* TASK GOAL *
Only the lines from the start of the data to the line containing "time = list(range(0, 31))", both included, should be output, exactly and without pictures.

* DATASET CONTENT *
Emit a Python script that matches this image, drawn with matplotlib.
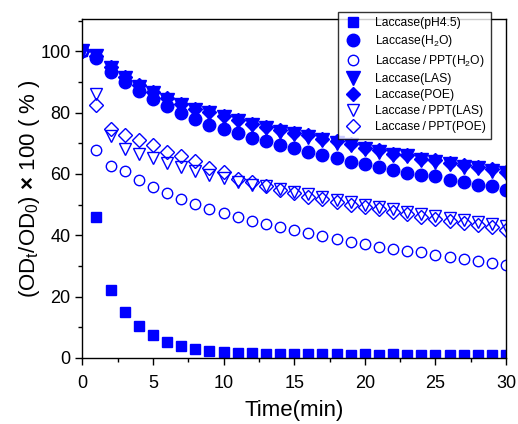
import matplotlib
matplotlib.use("Agg")
import matplotlib.pyplot as plt
from matplotlib.ticker import MultipleLocator

plt.rcParams['font.family'] = ['Liberation Sans', 'DejaVu Sans']
plt.rcParams['mathtext.fontset'] = 'custom'
plt.rcParams['mathtext.rm'] = 'Liberation Sans'
plt.rcParams['mathtext.it'] = 'Liberation Sans:italic'
plt.rcParams['mathtext.bf'] = 'Liberation Sans:bold'

time = list(range(0, 31))

ph45 = [100, 46.1, 22.2, 15.0, 10.4, 7.4, 5.3, 4.0, 2.8, 2.2, 1.9, 1.6, 1.5, 1.3, 1.2,
        1.1, 1.1, 1.1, 1.1, 1.0, 1.1, 1.0, 1.1, 1.0, 1.0, 1.0, 1.0, 1.0, 0.9, 1.0, 1.0]
h2o = [100, 97.8, 93.4, 89.9, 87.1, 84.4, 82.0, 79.8, 77.9, 76.1, 74.8, 73.3, 71.8, 70.6,
       69.5, 68.4, 67.3, 66.2, 65.1, 64.0, 63.3, 62.4, 61.3, 60.2, 59.7, 59.2, 58.1, 57.5,
       56.4, 55.9, 54.8]
ppt_h2o = [100, 67.9, 62.7, 60.8, 57.9, 55.7, 53.7, 51.8, 50.2, 48.5, 47.2, 46.0, 44.8, 43.7,
           42.6, 41.8, 40.7, 39.8, 38.8, 37.9, 37.2, 36.3, 35.6, 34.9, 34.4, 33.6, 32.8, 32.2,
           31.7, 30.9, 30.3]
las = [100, 98.3, 94.5, 91.2, 88.5, 86.3, 84.2, 82.5, 80.9, 79.8, 78.4, 77.1, 76.0, 74.9,
       73.8, 73.1, 72.2, 71.1, 70.2, 69.5, 68.2, 67.3, 66.2, 65.7, 64.6, 64.0, 63.3, 62.4,
       61.9, 61.1, 60.2]
poe = [100, 98.6, 94.9, 91.6, 88.9, 86.7, 84.6, 82.9, 81.3, 80.2, 78.8, 77.5, 76.4, 75.3,
       74.2, 73.5, 72.6, 71.5, 70.6, 69.9, 68.6, 67.7, 66.6, 66.1, 65.0, 64.4, 63.7, 62.8,
       62.3, 61.5, 60.6]
ppt_las = [100, 86.0, 72.3, 68.1, 66.4, 65.1, 63.5, 62.4, 61.1, 59.7, 58.6, 57.5, 56.4, 55.9,
           55.0, 54.2, 53.3, 52.4, 51.5, 50.7, 50.0, 49.2, 48.4, 47.7, 47.0, 46.3, 45.6, 45.0,
           44.3, 43.7, 43.1]
ppt_poe = [100, 82.5, 74.7, 72.8, 70.9, 69.3, 67.3, 65.7, 64.1, 61.9, 60.5, 58.4, 57.3, 55.9,
           54.8, 53.7, 52.6, 51.8, 50.7, 49.9, 49.1, 48.5, 47.7, 46.8, 46.1, 45.4, 44.8, 43.9,
           43.4, 42.6, 41.8]

labels = ['Laccase(pH4.5)', r'Laccase(H$_2$O)', 'Laccase\u2009/\u2009PPT(H$_2$O)', 'Laccase(LAS)',
          'Laccase(POE)', 'Laccase\u2009/\u2009PPT(LAS)', 'Laccase\u2009/\u2009PPT(POE)']

fig = plt.figure(figsize=(5.18, 4.24), dpi=100)
ax = fig.add_axes([0.159, 0.156, 0.818, 0.799])

blue = '#0000ff'
ax.plot(time, ph45, 's', ms=7, color=blue, mec=blue, label=labels[0])
ax.plot(time, h2o, 'o', ms=9, color=blue, mec=blue, label=labels[1])
ax.plot(time, ppt_h2o, 'o', ms=7.5, mfc='white', mec=blue, mew=1.0, label=labels[2])
ax.plot(time, las, 'v', ms=10, color=blue, mec=blue, label=labels[3])
ax.plot(time, poe, 'D', ms=7.5, color=blue, mec=blue, label=labels[4], zorder=1.9)
ax.plot(time, ppt_las, 'v', ms=9, mfc='none', mec=blue, mew=1.0, label=labels[5])
ax.plot(time, ppt_poe, 'D', ms=7.5, mfc='none', mec=blue, mew=1.0, label=labels[6])

ax.set_xlim(0, 30)
ax.set_ylim(0, 110.5)
ax.xaxis.set_major_locator(MultipleLocator(5))
ax.xaxis.set_minor_locator(MultipleLocator(2.5))
ax.yaxis.set_major_locator(MultipleLocator(20))
ax.yaxis.set_minor_locator(MultipleLocator(10))
ax.tick_params(which='major', direction='out', length=5, width=1, labelsize=13)
ax.tick_params(axis='x', which='major', pad=7)
ax.tick_params(which='minor', direction='out', length=3, width=1)
for s in ax.spines.values():
    s.set_linewidth(1.0)

ax.set_xlabel('Time(min)', fontsize=16, labelpad=6)
ax.set_ylabel(r'(OD$_\mathrm{t}$/OD$_0$) $\mathbf{\times}$ 100 ( % )', fontsize=16, labelpad=-1)

leg = ax.legend(loc='upper left', bbox_to_anchor=(0.652, 0.972),
                bbox_transform=fig.transFigure, fontsize=8.7, frameon=True,
                fancybox=False, edgecolor='black', borderaxespad=0, handlelength=1.6,
                handletextpad=1.0, labelspacing=0.33, borderpad=0.45, markerscale=1.0)
leg.get_frame().set_linewidth(1.0)

fig.savefig('out.png', dpi=100)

* ANSWER TO THIS PROBLEM *
Emit a Python script that matches this image, drawn with matplotlib.
import matplotlib
matplotlib.use("Agg")
import matplotlib.pyplot as plt
from matplotlib.ticker import MultipleLocator

plt.rcParams['font.family'] = ['Liberation Sans', 'DejaVu Sans']
plt.rcParams['mathtext.fontset'] = 'custom'
plt.rcParams['mathtext.rm'] = 'Liberation Sans'
plt.rcParams['mathtext.it'] = 'Liberation Sans:italic'
plt.rcParams['mathtext.bf'] = 'Liberation Sans:bold'

time = list(range(0, 31))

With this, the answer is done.